Toda essa comparação introdutória é somente para situar a história do jovem Sempere na obra “A Sombra do Vento” de Carlos Ruiz Zafón, que, assim como “O Senhor dos Anéis”, de Tolkien, se situa no extremo “bom” da indústria cultural. Zafón é um mestre na escrita e demonstra sua genialidade especialmente nessa obra e no restante da trilogia, composta por além da “Sombra do Vento”, “O prisioneiro do Céu” e “O Jogo do Anjo”. São livros com narrativas independentes e histórias que se fecham, mas quando lidos em conjunto dão um sentido amplo, principalmente se o leitor for atento aos detalhes. Zafón escreve com uma das características que mais admiro: o respeito ao leitor. Sua história tem um princípio e um fim, e, ainda que comercial não é vendida, não é produzida com o foco puramente rentável, mas quer de fato entregar um relato da história de seus personagens. Nem sempre seus finais são compostos de “felizes para sempre” mas transmitem verdade em meio a toda ficção que segura a trama.

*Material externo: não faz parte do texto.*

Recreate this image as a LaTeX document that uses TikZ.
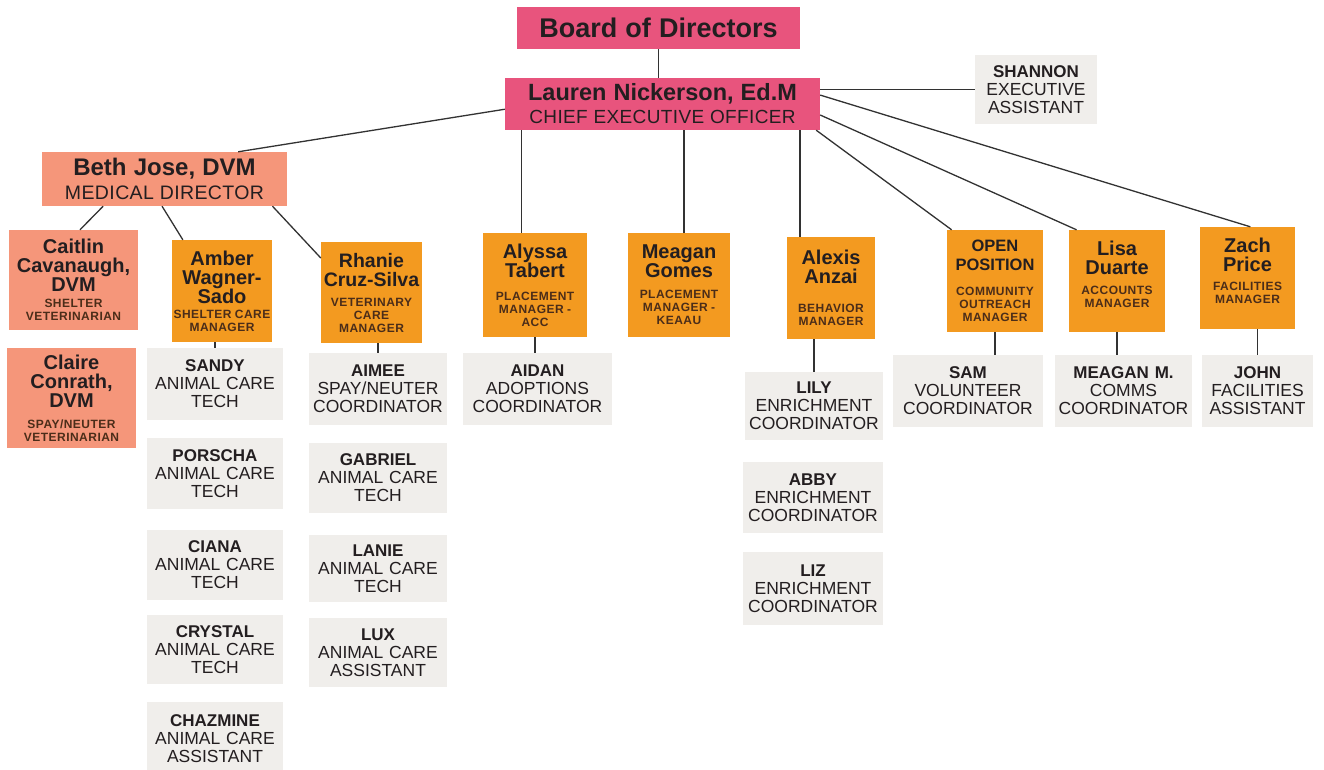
\documentclass[tikz,border=0pt]{standalone}
\usepackage{fontspec}
\setmainfont{Liberation Sans}
\usetikzlibrary{calc}
\definecolor{pinkc}{RGB}{232,84,125}
\definecolor{salmon}{RGB}{245,150,122}
\definecolor{orangec}{RGB}{243,154,32}
\definecolor{grayc}{RGB}{240,238,235}
\definecolor{ink}{RGB}{35,30,32}
\definecolor{roleink}{RGB}{75,45,25}
\definecolor{linec}{RGB}{50,50,50}
\newcommand\bx[7]{%
 \pgfmathsetmacro\bw{#5-#3}\pgfmathsetmacro\bh{#6-#4}%
 \pgfmathsetmacro\bcx{(#3+#5)/2}\pgfmathsetmacro\bcy{(#4+#6)/2}%
 \node[box,#2,minimum width=\bw pt,minimum height=\bh pt,text width=\bw pt] (#1) at (\bcx,\bcy) {#7};}
\newcommand\gname[1]{{\fontsize{17}{18}\selectfont\bfseries #1}\\}
\newcommand\oname[2][20]{{\fontsize{#1}{19}\selectfont\bfseries #2\par}}
\newcommand\orole[1]{{\fontsize{12}{13}\selectfont\addfontfeatures{LetterSpace=4}\bfseries\color{roleink}#1\par}}
\newcommand\wsp{\spaceskip=0.3em\relax}
\begin{document}
\begin{tikzpicture}[x=1pt,y=-1pt,
  box/.style={inner sep=0pt, align=center, text=ink},
  pinkb/.style={fill=pinkc}, salb/.style={fill=salmon}, orb/.style={fill=orangec},
  grayb/.style={fill=grayc, font=\fontsize{17.5}{18}\selectfont},
  conn/.style={draw=linec, line width=1.3pt}]
\useasboundingbox[fill=white] (0,0) rectangle (1324,769);
\bx{board}{pinkb}{517}{7}{800}{49}{{\fontsize{27}{30}\selectfont\bfseries\wsp Board of Directors\par}}
\bx{ceo}{pinkb}{505}{78}{820}{130}{{\fontsize{23.5}{26}\selectfont\bfseries\wsp Lauren Nickerson, Ed.M\par}{\fontsize{19}{23}\selectfont\addfontfeatures{LetterSpace=2}\wsp CHIEF EXECUTIVE OFFICER\par}}
\bx{shannon}{grayb}{975}{55}{1097}{124}{\gname{SHANNON}EXECUTIVE\\ASSISTANT}
\bx{beth}{salb}{42}{152}{287}{206}{{\fontsize{24}{26}\selectfont\bfseries\wsp Beth Jose, DVM\par}{\fontsize{19.5}{24}\selectfont\addfontfeatures{LetterSpace=2}\wsp MEDICAL DIRECTOR\par}}
\bx{caitlin}{salb}{9}{230}{138}{330}{\oname{Caitlin\\Cavanaugh,\\DVM}\vspace{3pt}\orole{SHELTER\\VETERINARIAN}}
\bx{claire}{salb}{7}{348}{136}{448}{\oname{Claire\\Conrath,\\DVM}\vspace{8pt}\orole{SPAY/NEUTER\\VETERINARIAN}}
\bx{amber}{orb}{172}{240}{272}{342}{\oname{Amber\\Wagner-\\Sado}\vspace{2pt}\orole{SHELTER CARE\\MANAGER}}
\bx{rhanie}{orb}{321}{242}{422}{343}{\oname[19.5]{Rhanie\\Cruz-Silva}\vspace{7pt}\orole{VETERINARY\\CARE\\MANAGER}}
\bx{sandy}{grayb}{147}{348}{283}{420}{\gname{SANDY}ANIMAL CARE\\TECH}
\bx{porscha}{grayb}{147}{438}{283}{509}{\gname{PORSCHA}ANIMAL CARE\\TECH}
\bx{ciana}{grayb}{147}{530}{283}{600}{\gname{CIANA}ANIMAL CARE\\TECH}
\bx{crystal}{grayb}{147}{615}{283}{684}{\gname{CRYSTAL}ANIMAL CARE\\TECH}
\bx{chazmine}{grayb}{147}{702}{283}{775}{\gname{CHAZMINE}ANIMAL CARE\\ASSISTANT}
\bx{aimee}{grayb}{309}{353}{447}{425}{\gname{AIMEE}SPAY/NEUTER\\COORDINATOR}
\bx{gabriel}{grayb}{309}{443}{447}{513}{\gname{GABRIEL}ANIMAL CARE\\TECH}
\bx{lanie}{grayb}{309}{535}{447}{602}{\gname{LANIE}ANIMAL CARE\\TECH}
\bx{lux}{grayb}{309}{618}{447}{687}{\gname{LUX}ANIMAL CARE\\ASSISTANT}
\bx{alyssa}{orb}{483}{233}{587}{337}{\oname{Alyssa\\Tabert}\vspace{10pt}\orole{PLACEMENT\\MANAGER -\\ACC}}
\bx{aidan}{grayb}{463}{353}{612}{425}{\gname{AIDAN}ADOPTIONS\\COORDINATOR}
\bx{meagan}{orb}{628}{233}{730}{337}{\oname{Meagan\\Gomes}\vspace{8pt}\orole{PLACEMENT\\MANAGER -\\KEAAU}}
\bx{alexis}{orb}{787}{237}{875}{339}{\oname{Alexis\\Anzai}\vspace{16pt}\orole{BEHAVIOR\\MANAGER}}
\bx{lily}{grayb}{745}{372}{883}{440}{\gname{LILY}ENRICHMENT\\COORDINATOR}
\bx{abby}{grayb}{743}{462}{883}{533}{\gname{ABBY}ENRICHMENT\\COORDINATOR}
\bx{liz}{grayb}{743}{552}{883}{625}{\gname{LIZ}ENRICHMENT\\COORDINATOR}
\bx{open}{orb}{947}{230}{1043}{332}{\oname[16.5]{OPEN\\POSITION}\vspace{12pt}\orole{COMMUNITY\\OUTREACH\\MANAGER}}
\bx{lisa}{orb}{1069}{230}{1165}{332}{\oname{Lisa\\Duarte}\vspace{7pt}\orole{ACCOUNTS\\MANAGER}\vspace{14pt}}
\bx{zach}{orb}{1200}{227}{1295}{329}{\oname{Zach\\Price}\vspace{6pt}\orole{FACILITIES\\MANAGER}\vspace{14pt}}
\bx{sam}{grayb}{893}{355}{1043}{427}{\gname{SAM}VOLUNTEER\\COORDINATOR}
\bx{meaganm}{grayb}{1055}{355}{1192}{427}{\gname{MEAGAN M.}COMMS\\COORDINATOR}
\bx{john}{grayb}{1202}{355}{1313}{427}{\gname{JOHN}FACILITIES\\ASSISTANT}
% connectors
\draw[conn] (board.south) -- (board.south |- ceo.north);
\draw[conn] (ceo.east |- shannon.west) -- (shannon.west);
\draw[conn] ($(ceo.north west)!0.6!(ceo.south west)$) -- ($(beth.north west)!0.8!(beth.north east)$);
\coordinate (ca) at ($(alyssa.north west)!0.37!(alyssa.north east)$);
\draw[conn] (ca) -- (ca |- ceo.south);
\coordinate (cm) at ($(meagan.north west)!0.55!(meagan.north east)$);
\draw[conn] (cm) -- (cm |- ceo.south);
\coordinate (cx) at ($(alexis.north west)!0.15!(alexis.north east)$);
\draw[conn] (cx) -- (cx |- ceo.south);
\draw[conn] ($(ceo.south east)+(-4,0)$) -- ($(open.north west)!0.05!(open.north east)$);
\draw[conn] ($(ceo.north east)!0.71!(ceo.south east)$) -- ($(lisa.north west)!0.08!(lisa.north east)$);
\draw[conn] ($(ceo.north east)!0.33!(ceo.south east)$) -- ($(zach.north west)!0.53!(zach.north east)$);
\draw[conn] ($(beth.south west)!0.25!(beth.south east)$) -- ($(caitlin.north west)!0.55!(caitlin.north east)$);
\draw[conn] ($(beth.south west)!0.49!(beth.south east)$) -- ($(amber.north west)!0.11!(amber.north east)$);
\draw[conn] ($(beth.south west)!0.94!(beth.south east)$) -- ($(rhanie.north west)!0.16!(rhanie.south west)$);
\draw[conn] (sandy.north) -- (sandy.north |- amber.south);
\draw[conn] (aimee.north) -- (aimee.north |- rhanie.south);
\draw[conn] (alyssa.south) -- (alyssa.south |- aidan.north);
\draw[conn] (lily.north) -- (lily.north |- alexis.south);
\draw[conn] (open.south) -- (open.south |- sam.north);
\draw[conn] (lisa.south) -- (lisa.south |- meaganm.north);
\draw[conn] (john.north) -- (john.north |- zach.south);
\end{tikzpicture}
\end{document}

“A Sombra do Vento” é narrada em um ritmo forte e denso, com uma atmosfera bem delineada, repleta de ironia e poesia; a ambientação na Barcelona de Franco da primeira metade do século XX dá um charme doce e amargo ao mesmo tempo e se presta a pano de fundo a uma época de declínio do modernismo e as trevas do pós-guerra. Existe charme nos casarões e decadência na sociabilidade. É, em suma uma, obra sedutora, comovente, irônica, e para ser terrivelmente simples: impossível de largar. Além de ser uma homenagem sincera ao poder transformador e “desvelador” dos livros, se compromete com uma arte cada vez menos valorizada, a arte de contar uma história. Mesmo que todo livro pareça contar uma história, Zafón conta a história de uma história.

Nessa Barcelona de 1945, Daniel Sempere está completando seus 11 anos e muito triste por não conseguir se lembrar do rosto da mãe morta há muito tempo. Seu pai, numa tentativa de alegrar o filho lhe dá um presente inesquecível: lhe apresenta ao fantasmagórico, incrivelmente misterioso “Cemitério dos Livros Esquecidos”, uma biblioteca secreta ao estilo labirinto do Minotauro que guarda em suas veias obras abandonadas e raras, aguardando o momento certo até que alguém as descubra. Nessa mesma madrugada, Daniel Sempere encontra um exemplar de 'A Sombra do Vento', de Julián Carax. O livro desconhecido incita uma série de pensamentos e aguça a curiosidade no jovem e sensível Daniel, que descobre muito sobre o autor e sua vasta obra.

Daniel começa uma busca pelos outros livros do autor, motivado pela sua curiosidade e por ter percebido a profundidade e complexidade dos escritos da “Sombra do Vento” e, para sua enorme surpresa, descobre que um mistério muito maior do que era de se esperar está por trás de seus livros: alguém vem queimando metodicamente todos os exemplares de todos os livros de Carax. Um homem com cheiro de cinzas e de perfil assustador é o responsável pela destruição de toda a obra de Carax. Inclusive, o exemplar que Daniel tem em mãos pode ser o último existente.

Daniel logo percebe que resolver este mistério é essencial, pois ele e aqueles que o cercam podem ser imputados por histórias antigas e pendências do passado. Em “O Jogo do Anjo”, muito do que acontece em “A Sombra do Vento” ganha nova luz e perspectiva, mas Daniel Sempere e seu amigo Fermín retornam especialmente em “O prisioneiro do céu”, enfrentando o maior dos desafios até agora. “O Jogo do Anjo” é um espetáculo à parte e a mãe de Daniel é grande heroína da vez. A trilogia transborda intriga e emoção, e a “Sombra do Vento” não falha em nenhum aspecto, é a garantia de prazerosas horas leitura nas quais se apresentarão o valor da amizade, da coragem e da honestidade.


*A utilização da corrente filosófica citada é meramente ilustrativa, não chegando a tocar a profundidade da ideia da "Dialética do Esclarecimento".